For the entries that follow, tally the lines holding the string "draw". Give the total and nothing else.

EXCERPTED DATA.
━━━━━━━━
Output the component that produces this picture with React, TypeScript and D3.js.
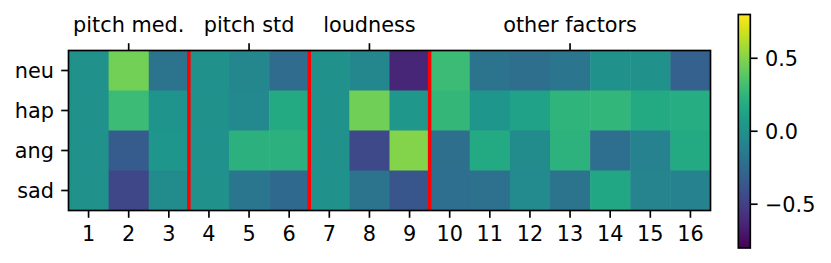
━━━━━━━━
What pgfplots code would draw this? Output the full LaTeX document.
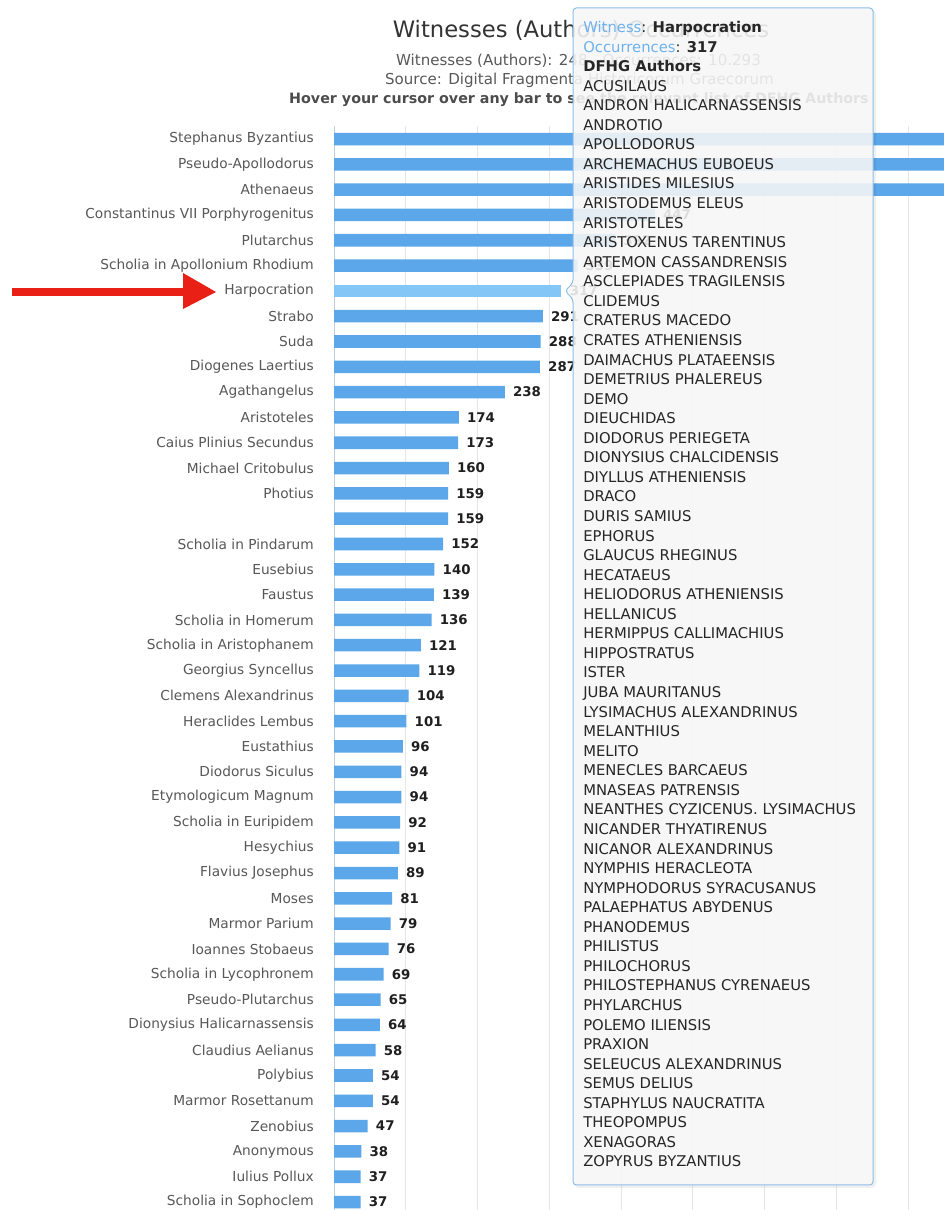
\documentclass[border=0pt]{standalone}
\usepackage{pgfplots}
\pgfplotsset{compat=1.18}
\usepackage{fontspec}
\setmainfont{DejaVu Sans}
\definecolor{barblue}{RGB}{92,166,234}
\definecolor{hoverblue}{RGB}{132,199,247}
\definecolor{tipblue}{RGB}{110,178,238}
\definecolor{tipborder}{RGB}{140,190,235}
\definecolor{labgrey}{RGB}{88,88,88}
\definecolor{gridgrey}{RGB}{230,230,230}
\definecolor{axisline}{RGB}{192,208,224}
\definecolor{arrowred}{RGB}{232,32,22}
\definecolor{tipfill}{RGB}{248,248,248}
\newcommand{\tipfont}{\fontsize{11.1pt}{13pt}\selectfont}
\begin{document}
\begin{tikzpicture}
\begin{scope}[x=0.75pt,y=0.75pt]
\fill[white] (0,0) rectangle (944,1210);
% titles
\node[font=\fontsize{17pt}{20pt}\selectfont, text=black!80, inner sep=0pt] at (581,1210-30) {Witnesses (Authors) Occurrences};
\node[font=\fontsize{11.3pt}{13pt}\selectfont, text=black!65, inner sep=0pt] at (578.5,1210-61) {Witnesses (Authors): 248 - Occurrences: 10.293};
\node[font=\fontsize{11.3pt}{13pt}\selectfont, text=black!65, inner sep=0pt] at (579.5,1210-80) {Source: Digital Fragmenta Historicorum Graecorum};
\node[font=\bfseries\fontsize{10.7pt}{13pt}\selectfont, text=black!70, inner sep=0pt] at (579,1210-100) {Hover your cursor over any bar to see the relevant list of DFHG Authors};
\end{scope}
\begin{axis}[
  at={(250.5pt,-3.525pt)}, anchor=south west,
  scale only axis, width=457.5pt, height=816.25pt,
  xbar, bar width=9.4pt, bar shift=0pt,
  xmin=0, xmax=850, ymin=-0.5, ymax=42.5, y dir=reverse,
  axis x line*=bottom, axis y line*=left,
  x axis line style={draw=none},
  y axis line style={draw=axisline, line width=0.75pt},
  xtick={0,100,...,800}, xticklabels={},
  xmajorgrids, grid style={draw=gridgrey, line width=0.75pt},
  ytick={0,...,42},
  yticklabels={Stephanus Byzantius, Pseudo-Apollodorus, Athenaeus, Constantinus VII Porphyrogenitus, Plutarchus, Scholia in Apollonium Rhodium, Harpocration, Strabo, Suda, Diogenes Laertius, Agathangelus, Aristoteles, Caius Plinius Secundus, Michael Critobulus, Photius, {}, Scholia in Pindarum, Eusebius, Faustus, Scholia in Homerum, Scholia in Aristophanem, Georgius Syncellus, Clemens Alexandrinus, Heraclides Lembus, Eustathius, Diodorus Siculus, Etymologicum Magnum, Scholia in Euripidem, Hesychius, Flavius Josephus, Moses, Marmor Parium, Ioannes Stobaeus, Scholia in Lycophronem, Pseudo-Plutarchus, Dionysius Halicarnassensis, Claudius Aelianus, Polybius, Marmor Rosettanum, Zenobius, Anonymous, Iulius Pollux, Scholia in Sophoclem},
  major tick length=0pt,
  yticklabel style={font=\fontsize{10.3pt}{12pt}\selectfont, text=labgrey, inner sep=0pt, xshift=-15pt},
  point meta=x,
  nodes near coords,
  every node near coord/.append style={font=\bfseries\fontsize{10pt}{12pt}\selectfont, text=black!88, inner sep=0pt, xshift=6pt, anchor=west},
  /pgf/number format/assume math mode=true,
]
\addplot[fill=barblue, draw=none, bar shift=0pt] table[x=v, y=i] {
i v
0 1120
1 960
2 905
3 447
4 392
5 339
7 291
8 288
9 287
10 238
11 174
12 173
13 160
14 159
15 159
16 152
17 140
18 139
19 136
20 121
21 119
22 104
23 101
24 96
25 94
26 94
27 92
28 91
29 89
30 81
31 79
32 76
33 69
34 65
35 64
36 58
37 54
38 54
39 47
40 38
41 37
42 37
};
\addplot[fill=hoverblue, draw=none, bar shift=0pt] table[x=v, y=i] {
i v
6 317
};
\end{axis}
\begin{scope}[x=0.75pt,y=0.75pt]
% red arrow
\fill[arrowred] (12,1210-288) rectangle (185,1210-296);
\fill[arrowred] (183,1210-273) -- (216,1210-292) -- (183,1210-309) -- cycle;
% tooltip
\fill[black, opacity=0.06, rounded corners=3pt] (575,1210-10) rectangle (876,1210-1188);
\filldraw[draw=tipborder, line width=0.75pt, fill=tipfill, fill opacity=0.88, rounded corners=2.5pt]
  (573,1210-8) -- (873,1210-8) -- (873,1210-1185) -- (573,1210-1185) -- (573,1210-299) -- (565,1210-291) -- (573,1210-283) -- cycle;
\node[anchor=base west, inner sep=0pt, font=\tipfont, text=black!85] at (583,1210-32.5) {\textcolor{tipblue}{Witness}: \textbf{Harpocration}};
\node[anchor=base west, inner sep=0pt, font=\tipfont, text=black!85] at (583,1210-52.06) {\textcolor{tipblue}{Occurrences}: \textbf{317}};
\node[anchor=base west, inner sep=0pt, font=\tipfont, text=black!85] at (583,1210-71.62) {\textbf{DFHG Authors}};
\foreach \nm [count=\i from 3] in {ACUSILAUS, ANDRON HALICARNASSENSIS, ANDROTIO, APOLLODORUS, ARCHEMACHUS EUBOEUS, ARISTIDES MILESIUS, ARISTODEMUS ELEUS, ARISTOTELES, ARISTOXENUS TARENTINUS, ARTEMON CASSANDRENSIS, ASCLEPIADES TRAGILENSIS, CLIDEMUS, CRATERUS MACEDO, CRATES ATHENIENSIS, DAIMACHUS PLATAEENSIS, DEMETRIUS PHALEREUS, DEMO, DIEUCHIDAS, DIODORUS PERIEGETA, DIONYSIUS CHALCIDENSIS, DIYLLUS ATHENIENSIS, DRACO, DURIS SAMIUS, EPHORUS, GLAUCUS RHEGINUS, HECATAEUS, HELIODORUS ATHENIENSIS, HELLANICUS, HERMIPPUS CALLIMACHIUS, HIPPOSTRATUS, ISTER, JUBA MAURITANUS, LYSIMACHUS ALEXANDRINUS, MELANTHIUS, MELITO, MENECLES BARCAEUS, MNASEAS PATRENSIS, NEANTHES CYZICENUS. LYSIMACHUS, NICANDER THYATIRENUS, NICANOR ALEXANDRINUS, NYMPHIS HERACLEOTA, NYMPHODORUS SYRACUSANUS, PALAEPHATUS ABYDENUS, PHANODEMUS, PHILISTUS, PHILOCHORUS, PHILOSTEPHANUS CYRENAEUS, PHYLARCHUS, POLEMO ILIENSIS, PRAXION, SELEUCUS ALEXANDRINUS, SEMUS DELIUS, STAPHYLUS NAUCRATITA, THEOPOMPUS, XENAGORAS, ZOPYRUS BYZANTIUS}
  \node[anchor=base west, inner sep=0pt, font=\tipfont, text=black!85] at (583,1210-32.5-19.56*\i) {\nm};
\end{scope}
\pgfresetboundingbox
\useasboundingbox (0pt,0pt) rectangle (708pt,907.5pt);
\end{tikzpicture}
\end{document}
━━━━━━━━
SOLUTION TO THE PROBLEM. 7